[START Entries shown]

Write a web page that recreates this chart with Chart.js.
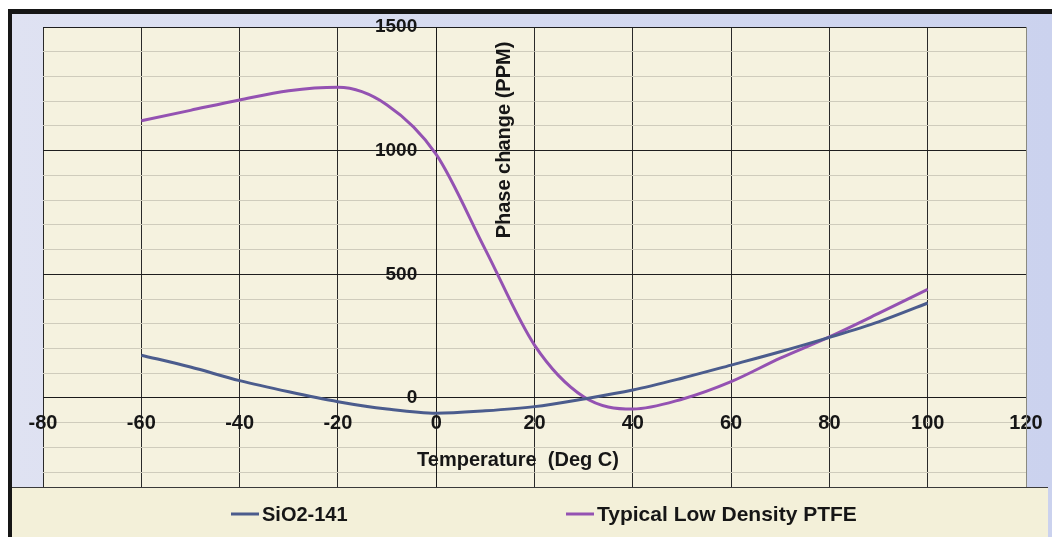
<!DOCTYPE html>
<html>
<head>
<meta charset="utf-8">
<script src="https://cdn.jsdelivr.net/npm/chart.js@4"></script>
<style>
	body { margin: 0; background: #fff; }
	canvas { display: block; }
</style>
</head>
<body>
<canvas id="chart" width="1052" height="537"></canvas>
<script>
const temps = [-60, -50, -40, -30, -20, -10, 0, 10, 20, 30, 40, 50, 60, 70, 80, 90, 100]
const sio2 = [173, 125, 70, 25, -15, -45, -62, -52, -35, -4, 32, 80, 133, 187, 245, 308, 384]
const ptfe = [1121, 1163, 1205, 1242, 1256, 1185, 985, 600, 214, 5, -45, -5, 66, 161, 247, 342, 439]
const seriesNames = ['SiO2-141', 'Typical Low Density PTFE']
const seriesColors = ['#4b5c8d', '#9452b2']
const xTicks = [-80, -60, -40, -20, 0, 20, 40, 60, 80, 100, 120]
const yLabels = [0, 500, 1000, 1500]
const yMinorStep = 100
const yMin = -360

const FONT = '"Liberation Sans", Arial, sans-serif'

function toPoints(values) {
	return temps.map((t, i) => ({ x: t, y: values[i] }))
}

// frame, plot background, titles and legend
const decor = {
	id: 'decor',
	beforeDraw(chart) {
		const { ctx, chartArea } = chart
		ctx.save()
		ctx.fillStyle = '#ffffff'
		ctx.fillRect(0, 0, chart.width, chart.height)
		ctx.fillStyle = '#161616'
		ctx.fillRect(8, 9, chart.width - 8, 5)
		ctx.fillRect(8, 9, 4, chart.height - 9)
		const g = ctx.createLinearGradient(12, 0, chart.width, 0)
		g.addColorStop(0, '#dfe2f2')
		g.addColorStop(1, '#cbd2ee')
		ctx.fillStyle = g
		ctx.fillRect(12, 14, chart.width - 12, chart.height - 14)
		ctx.fillStyle = '#f5f2df'
		ctx.fillRect(chartArea.left, chartArea.top, chartArea.right - chartArea.left, chartArea.bottom - chartArea.top)
		ctx.restore()
	},
	afterDraw(chart) {
		const { ctx, chartArea } = chart
		ctx.save()
		// right edge of plot
		ctx.strokeStyle = '#8a8a80'
		ctx.lineWidth = 1
		ctx.beginPath()
		ctx.moveTo(chartArea.right + 0.5, chartArea.top)
		ctx.lineTo(chartArea.right + 0.5, chartArea.bottom)
		ctx.stroke()

		ctx.fillStyle = '#161616'
		ctx.font = 'bold 20px ' + FONT
		ctx.textAlign = 'center'
		ctx.textBaseline = 'middle'
		ctx.fillText('Temperature  (Deg C)', 518, 460)

		ctx.save()
		ctx.translate(504, 140)
		ctx.rotate(-Math.PI / 2)
		ctx.fillText('Phase change (PPM)', 0, 0)
		ctx.restore()

		// legend
		const top = chartArea.bottom
		ctx.fillStyle = '#f3f0d9'
		ctx.fillRect(12, top, 1036, chart.height - top)
		ctx.strokeStyle = '#3a3a3a'
		ctx.beginPath()
		ctx.moveTo(12, top + 0.5)
		ctx.lineTo(1048, top + 0.5)
		ctx.stroke()

		const starts = [231, 566]
		ctx.textAlign = 'left'
		chart.data.datasets.forEach((ds, i) => {
			ctx.strokeStyle = ds.borderColor
			ctx.lineWidth = 3
			ctx.beginPath()
			ctx.moveTo(starts[i], 514)
			ctx.lineTo(starts[i] + 28, 514)
			ctx.stroke()
			ctx.fillStyle = '#161616'
			ctx.font = 'bold ' + (i ? 21 : 20) + 'px ' + FONT
			ctx.fillText(ds.label, starts[i] + 31, 515)
		})
		ctx.restore()
	}
}

new Chart(document.getElementById('chart'), {
	type: 'line',
	data: {
		datasets: [
			{
				label: seriesNames[0],
				data: toPoints(sio2),
				borderColor: seriesColors[0],
				backgroundColor: seriesColors[0],
				borderWidth: 3,
				pointRadius: 0,
				cubicInterpolationMode: 'monotone',
				fill: false,
			},
			{
				label: seriesNames[1],
				data: toPoints(ptfe),
				borderColor: seriesColors[1],
				backgroundColor: seriesColors[1],
				borderWidth: 3,
				pointRadius: 0,
				cubicInterpolationMode: 'monotone',
				fill: false,
			},
		]
	},
	plugins: [decor],
	options: {
		responsive: false,
		animation: false,
		layout: {
			padding: { left: 43, top: 27, right: 26, bottom: 50 }
		},
		scales: {
			x: {
				type: 'linear',
				position: { y: 0 },
				min: xTicks[0],
				max: xTicks[xTicks.length - 1],
				afterBuildTicks: (scale) => {
					scale.ticks = xTicks.map(v => ({ value: v }))
				},
				grid: {
					color: '#2a2a2a',
					lineWidth: 1,
					tickLength: 6,
				},
				border: {
					color: '#1a1a1a',
					width: 1,
				},
				ticks: {
					autoSkip: false,
					maxRotation: 0,
					color: '#161616',
					padding: 8,
					font: { family: FONT, size: 20, weight: 'bold' },
				}
			},
			y: {
				type: 'linear',
				position: { x: 0 },
				min: yMin,
				max: yLabels[yLabels.length - 1],
				afterBuildTicks: (scale) => {
					const ticks = []
					for (let v = Math.ceil(yMin / yMinorStep) * yMinorStep; v <= scale.max; v += yMinorStep) ticks.push({ value: v })
					scale.ticks = ticks
				},
				ticks: {
					autoSkip: false,
					color: '#161616',
					font: { family: FONT, size: 19, weight: 'bold' },
					// labels sit right-aligned on the axis, so pad them with en spaces
					callback: (v) => yLabels.includes(v) ? v + '\u2002\u2002' : '',
				},
				grid: {
					color: (c) => {
						const v = c.tick.value
						if (v % 500 === 0) return '#1e1e1e'
						return '#cfccbc'
					},
					tickColor: (c) => yLabels.includes(c.tick.value) ? '#1e1e1e' : 'rgba(0,0,0,0)',
					tickLength: 5,
				},
				border: {
					color: '#1a1a1a',
					width: 1,
				},
			}
		},
		plugins: {
			legend: { display: false },
			tooltip: { enabled: false },
		}
	}
})
</script>
</body>
</html>
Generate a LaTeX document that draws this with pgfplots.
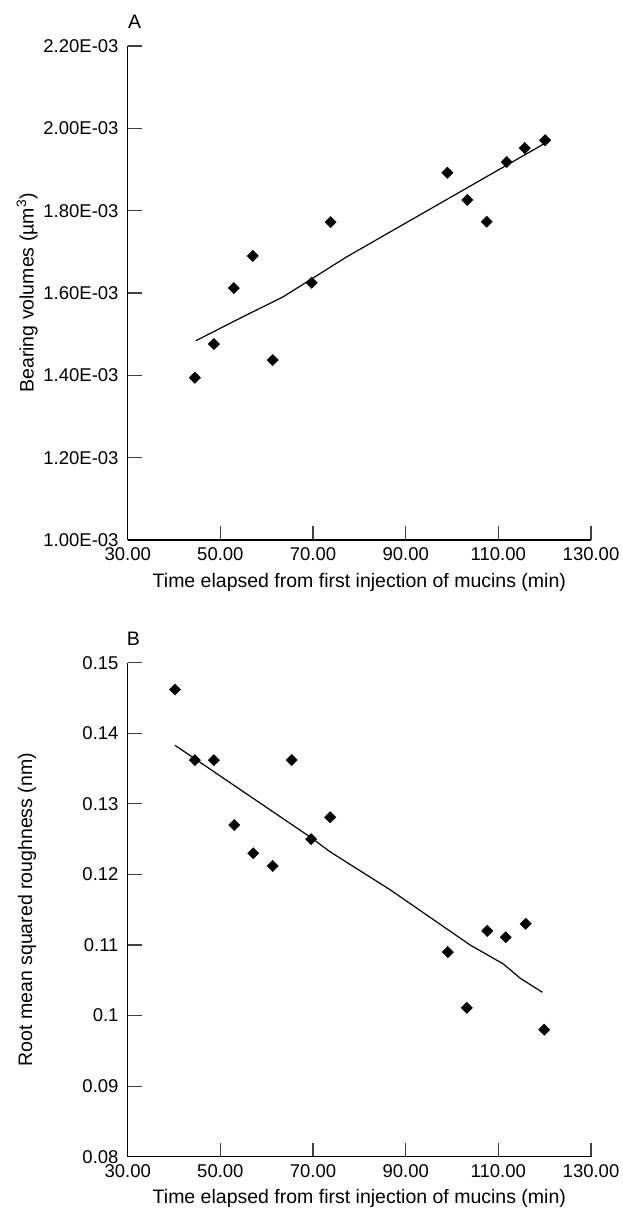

[END Entries shown]

Task objective -
Every record gets retyped exactly; no picture goes into the copy.

The reply -
Write a web page that recreates this chart with Chart.js.
<!DOCTYPE html>
<html>
<head>
<meta charset="utf-8">
<script src="https://cdn.jsdelivr.net/npm/chart.js@4"></script>
<style>
	body { margin: 0; background: #fff; }
	canvas { display: block; }
</style>
</head>
<body>
<canvas id="chart" width="1052" height="537"></canvas>
<script>
const temps = [-60, -50, -40, -30, -20, -10, 0, 10, 20, 30, 40, 50, 60, 70, 80, 90, 100]
const sio2 = [173, 125, 70, 25, -15, -45, -62, -52, -35, -4, 32, 80, 133, 187, 245, 308, 384]
const ptfe = [1121, 1163, 1205, 1242, 1256, 1185, 985, 600, 214, 5, -45, -5, 66, 161, 247, 342, 439]
const seriesNames = ['SiO2-141', 'Typical Low Density PTFE']
const seriesColors = ['#4b5c8d', '#9452b2']
const xTicks = [-80, -60, -40, -20, 0, 20, 40, 60, 80, 100, 120]
const yLabels = [0, 500, 1000, 1500]
const yMinorStep = 100
const yMin = -360

const FONT = '"Liberation Sans", Arial, sans-serif'

function toPoints(values) {
	return temps.map((t, i) => ({ x: t, y: values[i] }))
}

// frame, plot background, titles and legend
const decor = {
	id: 'decor',
	beforeDraw(chart) {
		const { ctx, chartArea } = chart
		ctx.save()
		ctx.fillStyle = '#ffffff'
		ctx.fillRect(0, 0, chart.width, chart.height)
		ctx.fillStyle = '#161616'
		ctx.fillRect(8, 9, chart.width - 8, 5)
		ctx.fillRect(8, 9, 4, chart.height - 9)
		const g = ctx.createLinearGradient(12, 0, chart.width, 0)
		g.addColorStop(0, '#dfe2f2')
		g.addColorStop(1, '#cbd2ee')
		ctx.fillStyle = g
		ctx.fillRect(12, 14, chart.width - 12, chart.height - 14)
		ctx.fillStyle = '#f5f2df'
		ctx.fillRect(chartArea.left, chartArea.top, chartArea.right - chartArea.left, chartArea.bottom - chartArea.top)
		ctx.restore()
	},
	afterDraw(chart) {
		const { ctx, chartArea } = chart
		ctx.save()
		// right edge of plot
		ctx.strokeStyle = '#8a8a80'
		ctx.lineWidth = 1
		ctx.beginPath()
		ctx.moveTo(chartArea.right + 0.5, chartArea.top)
		ctx.lineTo(chartArea.right + 0.5, chartArea.bottom)
		ctx.stroke()

		ctx.fillStyle = '#161616'
		ctx.font = 'bold 20px ' + FONT
		ctx.textAlign = 'center'
		ctx.textBaseline = 'middle'
		ctx.fillText('Temperature  (Deg C)', 518, 460)

		ctx.save()
		ctx.translate(504, 140)
		ctx.rotate(-Math.PI / 2)
		ctx.fillText('Phase change (PPM)', 0, 0)
		ctx.restore()

		// legend
		const top = chartArea.bottom
		ctx.fillStyle = '#f3f0d9'
		ctx.fillRect(12, top, 1036, chart.height - top)
		ctx.strokeStyle = '#3a3a3a'
		ctx.beginPath()
		ctx.moveTo(12, top + 0.5)
		ctx.lineTo(1048, top + 0.5)
		ctx.stroke()

		const starts = [231, 566]
		ctx.textAlign = 'left'
		chart.data.datasets.forEach((ds, i) => {
			ctx.strokeStyle = ds.borderColor
			ctx.lineWidth = 3
			ctx.beginPath()
			ctx.moveTo(starts[i], 514)
			ctx.lineTo(starts[i] + 28, 514)
			ctx.stroke()
			ctx.fillStyle = '#161616'
			ctx.font = 'bold ' + (i ? 21 : 20) + 'px ' + FONT
			ctx.fillText(ds.label, starts[i] + 31, 515)
		})
		ctx.restore()
	}
}

new Chart(document.getElementById('chart'), {
	type: 'line',
	data: {
		datasets: [
			{
				label: seriesNames[0],
				data: toPoints(sio2),
				borderColor: seriesColors[0],
				backgroundColor: seriesColors[0],
				borderWidth: 3,
				pointRadius: 0,
				cubicInterpolationMode: 'monotone',
				fill: false,
			},
			{
				label: seriesNames[1],
				data: toPoints(ptfe),
				borderColor: seriesColors[1],
				backgroundColor: seriesColors[1],
				borderWidth: 3,
				pointRadius: 0,
				cubicInterpolationMode: 'monotone',
				fill: false,
			},
		]
	},
	plugins: [decor],
	options: {
		responsive: false,
		animation: false,
		layout: {
			padding: { left: 43, top: 27, right: 26, bottom: 50 }
		},
		scales: {
			x: {
				type: 'linear',
				position: { y: 0 },
				min: xTicks[0],
				max: xTicks[xTicks.length - 1],
				afterBuildTicks: (scale) => {
					scale.ticks = xTicks.map(v => ({ value: v }))
				},
				grid: {
					color: '#2a2a2a',
					lineWidth: 1,
					tickLength: 6,
				},
				border: {
					color: '#1a1a1a',
					width: 1,
				},
				ticks: {
					autoSkip: false,
					maxRotation: 0,
					color: '#161616',
					padding: 8,
					font: { family: FONT, size: 20, weight: 'bold' },
				}
			},
			y: {
				type: 'linear',
				position: { x: 0 },
				min: yMin,
				max: yLabels[yLabels.length - 1],
				afterBuildTicks: (scale) => {
					const ticks = []
					for (let v = Math.ceil(yMin / yMinorStep) * yMinorStep; v <= scale.max; v += yMinorStep) ticks.push({ value: v })
					scale.ticks = ticks
				},
				ticks: {
					autoSkip: false,
					color: '#161616',
					font: { family: FONT, size: 19, weight: 'bold' },
					// labels sit right-aligned on the axis, so pad them with en spaces
					callback: (v) => yLabels.includes(v) ? v + '\u2002\u2002' : '',
				},
				grid: {
					color: (c) => {
						const v = c.tick.value
						if (v % 500 === 0) return '#1e1e1e'
						return '#cfccbc'
					},
					tickColor: (c) => yLabels.includes(c.tick.value) ? '#1e1e1e' : 'rgba(0,0,0,0)',
					tickLength: 5,
				},
				border: {
					color: '#1a1a1a',
					width: 1,
				},
			}
		},
		plugins: {
			legend: { display: false },
			tooltip: { enabled: false },
		}
	}
})
</script>
</body>
</html>
Generate a LaTeX document that draws this with pgfplots.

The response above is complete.